Now, here’s the key thing: If our governmental agencies and philanthropic foundations would also invest in the development of greater self-reliance and livable wages in rural communities in Mexico and Central America, I doubt whether the people of Mexico and Central America would need to emigrate, engage in violence, drug or sex slave trafficking as much as their conditions force them to do today.
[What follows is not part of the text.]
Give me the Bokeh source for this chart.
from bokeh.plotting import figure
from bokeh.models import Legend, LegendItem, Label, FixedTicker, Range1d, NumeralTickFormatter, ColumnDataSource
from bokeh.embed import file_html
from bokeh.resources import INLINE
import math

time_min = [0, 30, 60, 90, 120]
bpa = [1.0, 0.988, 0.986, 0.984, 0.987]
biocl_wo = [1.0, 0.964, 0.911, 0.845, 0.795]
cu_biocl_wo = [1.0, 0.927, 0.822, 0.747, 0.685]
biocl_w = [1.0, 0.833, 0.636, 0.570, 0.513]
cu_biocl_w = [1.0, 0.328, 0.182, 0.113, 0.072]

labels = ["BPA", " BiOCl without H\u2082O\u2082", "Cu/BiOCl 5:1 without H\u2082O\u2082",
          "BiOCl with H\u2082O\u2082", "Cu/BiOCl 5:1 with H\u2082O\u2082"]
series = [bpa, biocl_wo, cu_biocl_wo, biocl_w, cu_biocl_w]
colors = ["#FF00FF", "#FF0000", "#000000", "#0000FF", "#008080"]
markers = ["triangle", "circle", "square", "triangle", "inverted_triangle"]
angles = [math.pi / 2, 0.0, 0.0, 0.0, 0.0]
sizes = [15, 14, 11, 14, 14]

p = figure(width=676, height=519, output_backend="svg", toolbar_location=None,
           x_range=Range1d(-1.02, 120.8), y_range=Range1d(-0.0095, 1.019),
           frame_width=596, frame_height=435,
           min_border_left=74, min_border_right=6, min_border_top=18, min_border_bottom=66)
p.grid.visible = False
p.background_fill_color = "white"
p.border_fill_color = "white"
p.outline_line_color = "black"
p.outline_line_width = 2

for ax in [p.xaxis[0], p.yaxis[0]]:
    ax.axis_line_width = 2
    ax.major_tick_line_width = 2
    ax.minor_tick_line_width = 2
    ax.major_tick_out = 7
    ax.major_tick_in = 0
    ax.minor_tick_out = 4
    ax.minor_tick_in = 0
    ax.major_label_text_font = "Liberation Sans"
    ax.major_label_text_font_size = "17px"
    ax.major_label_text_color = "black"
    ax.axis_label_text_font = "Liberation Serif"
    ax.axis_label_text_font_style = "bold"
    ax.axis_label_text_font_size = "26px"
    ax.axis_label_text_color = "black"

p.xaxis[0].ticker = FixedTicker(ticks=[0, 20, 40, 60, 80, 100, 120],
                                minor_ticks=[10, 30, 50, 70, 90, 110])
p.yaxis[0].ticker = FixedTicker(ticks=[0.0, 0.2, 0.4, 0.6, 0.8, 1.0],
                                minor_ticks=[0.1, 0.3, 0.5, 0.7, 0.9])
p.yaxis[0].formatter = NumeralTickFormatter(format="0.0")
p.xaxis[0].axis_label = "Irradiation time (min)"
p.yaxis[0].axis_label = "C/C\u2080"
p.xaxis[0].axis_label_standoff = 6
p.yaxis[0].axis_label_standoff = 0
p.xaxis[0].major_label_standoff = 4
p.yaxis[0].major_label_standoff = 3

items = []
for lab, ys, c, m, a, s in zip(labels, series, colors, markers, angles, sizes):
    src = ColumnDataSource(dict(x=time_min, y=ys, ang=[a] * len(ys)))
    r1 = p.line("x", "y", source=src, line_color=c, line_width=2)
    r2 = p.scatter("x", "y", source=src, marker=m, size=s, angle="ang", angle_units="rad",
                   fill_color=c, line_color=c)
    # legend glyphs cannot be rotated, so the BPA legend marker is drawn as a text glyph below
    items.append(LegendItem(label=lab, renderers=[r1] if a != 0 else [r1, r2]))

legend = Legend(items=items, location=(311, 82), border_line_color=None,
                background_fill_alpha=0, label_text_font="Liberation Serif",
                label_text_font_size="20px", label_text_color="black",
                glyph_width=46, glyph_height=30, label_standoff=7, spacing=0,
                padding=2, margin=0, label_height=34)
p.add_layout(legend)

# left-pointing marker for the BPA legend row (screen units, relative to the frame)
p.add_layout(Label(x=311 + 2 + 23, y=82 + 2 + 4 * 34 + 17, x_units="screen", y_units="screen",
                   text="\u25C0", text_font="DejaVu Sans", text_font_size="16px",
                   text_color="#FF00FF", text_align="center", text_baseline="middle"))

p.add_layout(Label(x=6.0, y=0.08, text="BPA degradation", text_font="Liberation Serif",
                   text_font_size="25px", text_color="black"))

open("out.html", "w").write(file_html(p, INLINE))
The seeds to the solutions that we need on both sides of the border are already germinating among the youthful, dynamic and ethical leadership of La Semilla Food Center and many other social justice groups. I pray that their strategies and ethics will spread into other parts of the binational borderlands, to the rest of Mexico and Central Mexico, and to our blighted cities in the North where drugs and violence are currently crippling many youth who might otherwise become dynamic leaders there.